Saturday, December 5, 2009

Beat It

Hello readers. Thanks for choosing Bibliowhining as your finals week procrastination station!

Thanksgiving weekend has flowed directly, and without mercy, into two weeks worth of final projects, but I've had this little true story incubating since Thanksgiving day.

Last week, while waiting for certain components of my delicious Thanksgiving feast (including a pecan fudge pie from scratch) to do their magic in the oven, I took a walk with my mom in the woods behind my house. Loyal readers of Bibliowhining will recall that I live in the New Jersey Pine Barrens, and my backyard extends into miles and miles of pine forest with deer, herons, snapper turtles, beavers and other wildlife. It's not some park like we have in Syracuse where you look in every direction and still see roads and cars and houses in the distance through the tree branches.

Anyway, in the woods, a bit off the trail, my mom pointed out something she had found earlier: a scattering of about 30 smallish, white birds eggs with brown and black spots all over them. Lying on the ground amongst the pine needles, they were vulnerable yet still intact.

My mom didn't know what kind of eggs they were. Turtle or snake eggs? No, reptile eggs are soft shelled. These eggs were hard shelled; definitely from a bird.

I guessed they were quail eggs based on my experience watching Iron Chef. I've never seen a quail in my woods, quails also presumably don't lay 30 eggs at a time on the ground.

Just what is going on here? The rest of the story, and a little watercolor drawing, can be found after the cut.

Like the silly exploratory kid I am, I picked open one of the cracked eggs, hoping to find the remains of a developing fetus inside that would help me identify the species of bird that mothered this little flock. Instead, I found a smelly surprise: A rotten, hard-boiled egg.

Returning later to sketch the scene, I heard a deer hunter loading his gun. Not wanting to leave this world face down in a pile of rotten quail(?) eggs with a gunshot wound to the back of the head, I left the area after catching some minimal details. I later used these details and notes to do the little painting below. One assumes they're hunting deer, but there's always the chance they're hunting people.

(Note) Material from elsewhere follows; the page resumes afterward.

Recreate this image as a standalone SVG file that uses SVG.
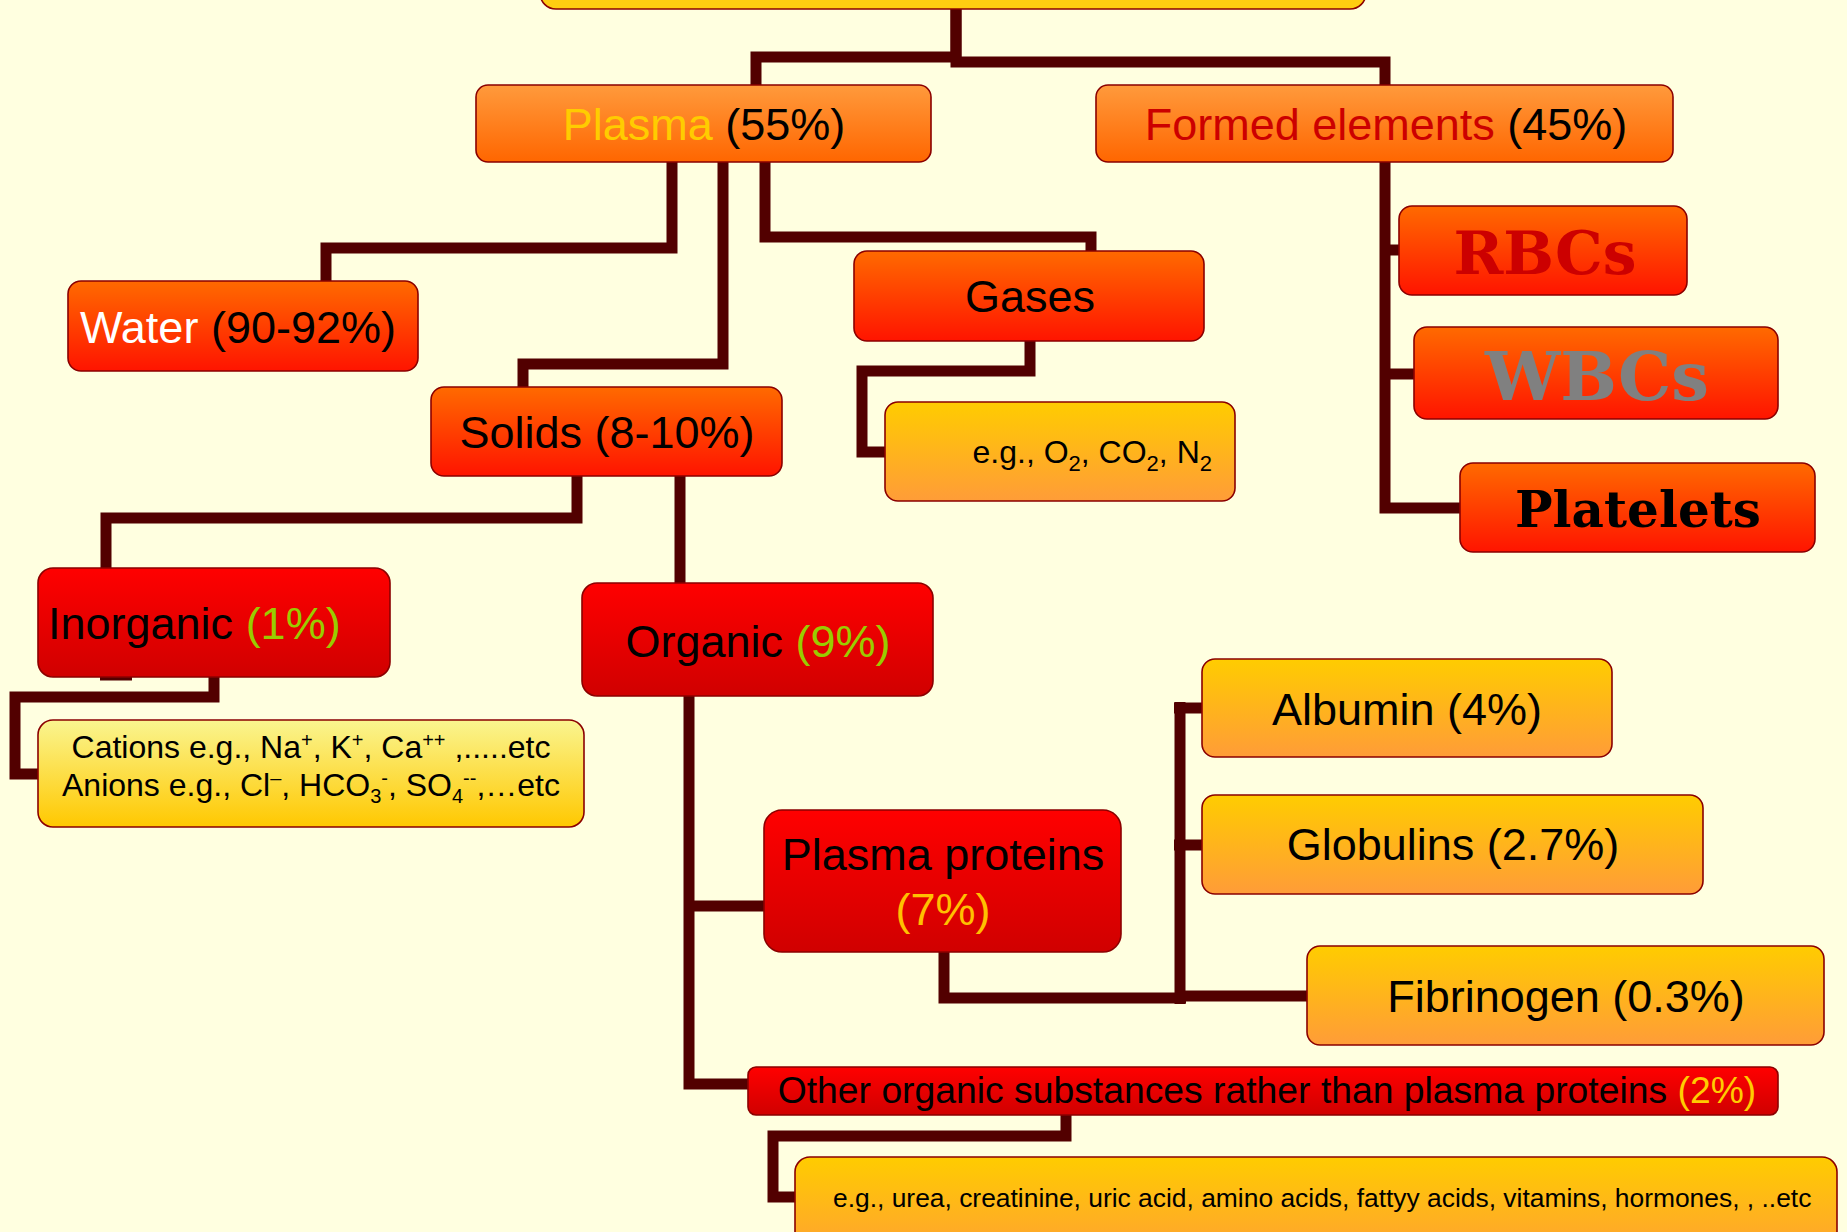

I'm kind of liking watercolor, and wish that my undergraduate art program offered a watercolor course. Looking back, I suppose that curriculum focused more heavily on using art to repeat political statements than on creating art which is beautiful, sensitive, spiritual and soulful (not that my art is as beautiful as I'd like, but the latter are my goals). The lesson learned is to research various undergraduate programs to find the best fit for you, rather than diving in blind based on its high ranking. I could also benefit from a flat brush. Watercolor is so much cleaner than oils, and also non-toxic which is great since watercolor paints taste so delicious!

In summary, the punchline: Somebody had dumped 3 dozen hard-boiled quail eggs in the woods, but gently enough that only a few had cracked. This is the kind of mysterious weirdness one finds in my home town.